■ **Task description**
Below is a listing; write it out exactly and drop any images from it.

■ **Material**
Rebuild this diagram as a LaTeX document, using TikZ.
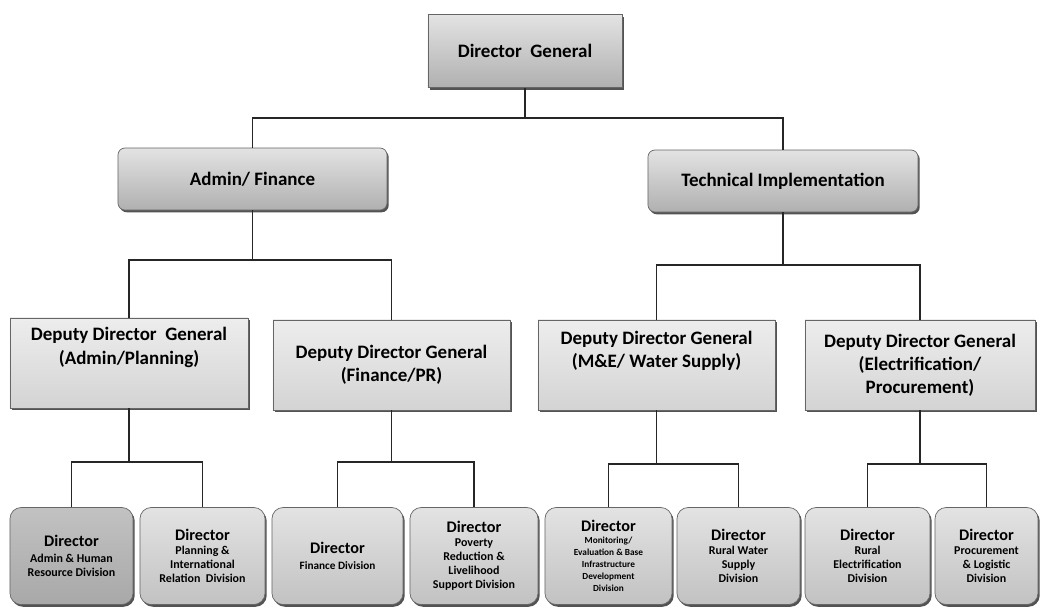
\documentclass[tikz,border=0pt]{standalone}
\usepackage{fontspec}
\setmainfont{Carlito}
\usepackage{tikz}
\usetikzlibrary{shadows}

\newcommand{\dirtitle}{{\fontsize{11.5}{13}\selectfont Director}}

\begin{document}
\begin{tikzpicture}[x=0.025cm, y=-0.025cm]
        \tikzset{
          boxbase/.style = {draw = black!60, line width = 0.5pt, align = center,
                            font = \bfseries, text = black,
                            drop shadow = {shadow xshift = 1.2pt, shadow yshift = -1.6pt,
                                           fill = black!75, opacity = 0.9}},
          headbox/.style = {boxbase, top color = gray!22, bottom color = gray!62,
                            minimum height = 1.825cm, font = \bfseries\fontsize{13.5}{16}\selectfont},
          unitbox/.style = {headbox, rounded corners = 5pt, minimum height = 1.55cm},
          deputybox/.style = {boxbase, top color = gray!14, bottom color = gray!34,
                              minimum height = 2.25cm, font = \bfseries\fontsize{13.5}{16.5}\selectfont},
          dirbox/.style = {boxbase, rounded corners = 8pt, top color = gray!22, bottom color = gray!48,
                           minimum height = 2.425cm, inner sep = 1pt,
                           font = \bfseries\fontsize{8.5}{10}\selectfont},
          darkbox/.style = {dirbox, top color = gray!48, bottom color = gray!68},
          link/.style = {draw = black!85, line width = 1pt}
        }
        \useasboundingbox (0,0) rectangle (1040,608);
        % top levels
        \node[headbox, minimum width = 4.85cm] (dg) at (525,51) {Director~~General};
        \node[unitbox, minimum width = 6.725cm] (af) at (252.5,179) {Admin/ Finance};
        \node[unitbox, minimum width = 6.75cm] (ti) at (783,181) {Technical Implementation};
        % deputies
        \node[deputybox, minimum width = 5.95cm] (ddga) at (129,363) {Deputy Director~~General\\(Admin/Planning)\\[8pt]};
        \node[deputybox, minimum width = 5.925cm] (ddgb) at (391.5,365) {Deputy Director General\\(Finance/PR)};
        \node[deputybox, minimum width = 5.925cm] (ddgc) at (656.5,365) {Deputy Director General\\(M\&E/ Water Supply)\\[6pt]};
        \node[deputybox, minimum width = 5.75cm] (ddgd) at (920,365) {Deputy Director General\\(Electrification/\\Procurement)};
        % directors
        \node[darkbox, minimum width = 3.075cm] (dira) at (71.5,556) {\dirtitle\\[1pt]Admin \& Human\\Resource Division};
        \node[dirbox, minimum width = 3.125cm] (dirb) at (202.5,556) {\dirtitle\\Planning \&\\International\\Relation~~Division};
        \node[dirbox, minimum width = 3.275cm, font = \bfseries\fontsize{8}{10}\selectfont] (dirc) at (337.5,556) {\dirtitle\\[1pt]Finance Division};
        \node[dirbox, minimum width = 3.2cm] (dird) at (474,556) {\dirtitle\\Poverty\\Reduction \&\\Livelihood\\Support Division};
        \node[dirbox, minimum width = 3.175cm, font = \bfseries\fontsize{6.6}{8.6}\selectfont] (dire) at (608.5,556) {\dirtitle\\Monitoring/\\Evaluation \& Base\\Infrastructure\\Development\\Division};
        \node[dirbox, minimum width = 3.075cm] (dirf) at (738.5,556) {\dirtitle\\Rural Water\\Supply\\Division};
        \node[dirbox, minimum width = 3.125cm] (dirg) at (867.5,556) {\dirtitle\\Rural\\Electrification\\Division};
        \node[dirbox, minimum width = 2.575cm] (dirh) at (986.5,556) {\dirtitle\\Procurement\\\& Logistic\\Division};
        % junctions
        \coordinate (jdg) at (525,118);
        \coordinate (jaf) at (252.5,260);
        \coordinate (jti) at (783,265);
        \coordinate (jda) at (129,462);
        \coordinate (jdb) at (391.5,462);
        \coordinate (jdc) at (656.5,464);
        \coordinate (jdd) at (920,464);
        \draw[link] (dg) -- (jdg);
        \draw[link] (af.north) |- (jdg) -| (ti.north);
        \draw[link] (af) -- (jaf);
        \draw[link] (ddga.north) |- (jaf) -| (ddgb.north);
        \draw[link] (ti) -- (jti);
        \draw[link] (ddgc.north) |- (jti) -| (ddgd.north);
        \draw[link] (ddga) -- (jda);
        \draw[link] (dira.north) |- (jda) -| (dirb.north);
        \draw[link] (ddgb) -- (jdb);
        \draw[link] (dirc.north) |- (jdb) -| (dird.north);
        \draw[link] (ddgc) -- (jdc);
        \draw[link] (dire.north) |- (jdc) -| (dirf.north);
        \draw[link] (ddgd) -- (jdd);
        \draw[link] (dirg.north) |- (jdd) -| (dirh.north);
    \end{tikzpicture}
\end{document}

■ **The response**
Rebuild this diagram as a LaTeX document, using TikZ.
\documentclass[tikz,border=0pt]{standalone}
\usepackage{fontspec}
\setmainfont{Carlito}
\usepackage{tikz}
\usetikzlibrary{shadows}

\newcommand{\dirtitle}{{\fontsize{11.5}{13}\selectfont Director}}

\begin{document}
\begin{tikzpicture}[x=0.025cm, y=-0.025cm]
        \tikzset{
          boxbase/.style = {draw = black!60, line width = 0.5pt, align = center,
                            font = \bfseries, text = black,
                            drop shadow = {shadow xshift = 1.2pt, shadow yshift = -1.6pt,
                                           fill = black!75, opacity = 0.9}},
          headbox/.style = {boxbase, top color = gray!22, bottom color = gray!62,
                            minimum height = 1.825cm, font = \bfseries\fontsize{13.5}{16}\selectfont},
          unitbox/.style = {headbox, rounded corners = 5pt, minimum height = 1.55cm},
          deputybox/.style = {boxbase, top color = gray!14, bottom color = gray!34,
                              minimum height = 2.25cm, font = \bfseries\fontsize{13.5}{16.5}\selectfont},
          dirbox/.style = {boxbase, rounded corners = 8pt, top color = gray!22, bottom color = gray!48,
                           minimum height = 2.425cm, inner sep = 1pt,
                           font = \bfseries\fontsize{8.5}{10}\selectfont},
          darkbox/.style = {dirbox, top color = gray!48, bottom color = gray!68},
          link/.style = {draw = black!85, line width = 1pt}
        }
        \useasboundingbox (0,0) rectangle (1040,608);
        % top levels
        \node[headbox, minimum width = 4.85cm] (dg) at (525,51) {Director~~General};
        \node[unitbox, minimum width = 6.725cm] (af) at (252.5,179) {Admin/ Finance};
        \node[unitbox, minimum width = 6.75cm] (ti) at (783,181) {Technical Implementation};
        % deputies
        \node[deputybox, minimum width = 5.95cm] (ddga) at (129,363) {Deputy Director~~General\\(Admin/Planning)\\[8pt]};
        \node[deputybox, minimum width = 5.925cm] (ddgb) at (391.5,365) {Deputy Director General\\(Finance/PR)};
        \node[deputybox, minimum width = 5.925cm] (ddgc) at (656.5,365) {Deputy Director General\\(M\&E/ Water Supply)\\[6pt]};
        \node[deputybox, minimum width = 5.75cm] (ddgd) at (920,365) {Deputy Director General\\(Electrification/\\Procurement)};
        % directors
        \node[darkbox, minimum width = 3.075cm] (dira) at (71.5,556) {\dirtitle\\[1pt]Admin \& Human\\Resource Division};
        \node[dirbox, minimum width = 3.125cm] (dirb) at (202.5,556) {\dirtitle\\Planning \&\\International\\Relation~~Division};
        \node[dirbox, minimum width = 3.275cm, font = \bfseries\fontsize{8}{10}\selectfont] (dirc) at (337.5,556) {\dirtitle\\[1pt]Finance Division};
        \node[dirbox, minimum width = 3.2cm] (dird) at (474,556) {\dirtitle\\Poverty\\Reduction \&\\Livelihood\\Support Division};
        \node[dirbox, minimum width = 3.175cm, font = \bfseries\fontsize{6.6}{8.6}\selectfont] (dire) at (608.5,556) {\dirtitle\\Monitoring/\\Evaluation \& Base\\Infrastructure\\Development\\Division};
        \node[dirbox, minimum width = 3.075cm] (dirf) at (738.5,556) {\dirtitle\\Rural Water\\Supply\\Division};
        \node[dirbox, minimum width = 3.125cm] (dirg) at (867.5,556) {\dirtitle\\Rural\\Electrification\\Division};
        \node[dirbox, minimum width = 2.575cm] (dirh) at (986.5,556) {\dirtitle\\Procurement\\\& Logistic\\Division};
        % junctions
        \coordinate (jdg) at (525,118);
        \coordinate (jaf) at (252.5,260);
        \coordinate (jti) at (783,265);
        \coordinate (jda) at (129,462);
        \coordinate (jdb) at (391.5,462);
        \coordinate (jdc) at (656.5,464);
        \coordinate (jdd) at (920,464);
        \draw[link] (dg) -- (jdg);
        \draw[link] (af.north) |- (jdg) -| (ti.north);
        \draw[link] (af) -- (jaf);
        \draw[link] (ddga.north) |- (jaf) -| (ddgb.north);
        \draw[link] (ti) -- (jti);
        \draw[link] (ddgc.north) |- (jti) -| (ddgd.north);
        \draw[link] (ddga) -- (jda);
        \draw[link] (dira.north) |- (jda) -| (dirb.north);
        \draw[link] (ddgb) -- (jdb);
        \draw[link] (dirc.north) |- (jdb) -| (dird.north);
        \draw[link] (ddgc) -- (jdc);
        \draw[link] (dire.north) |- (jdc) -| (dirf.north);
        \draw[link] (ddgd) -- (jdd);
        \draw[link] (dirg.north) |- (jdd) -| (dirh.north);
    \end{tikzpicture}
\end{document}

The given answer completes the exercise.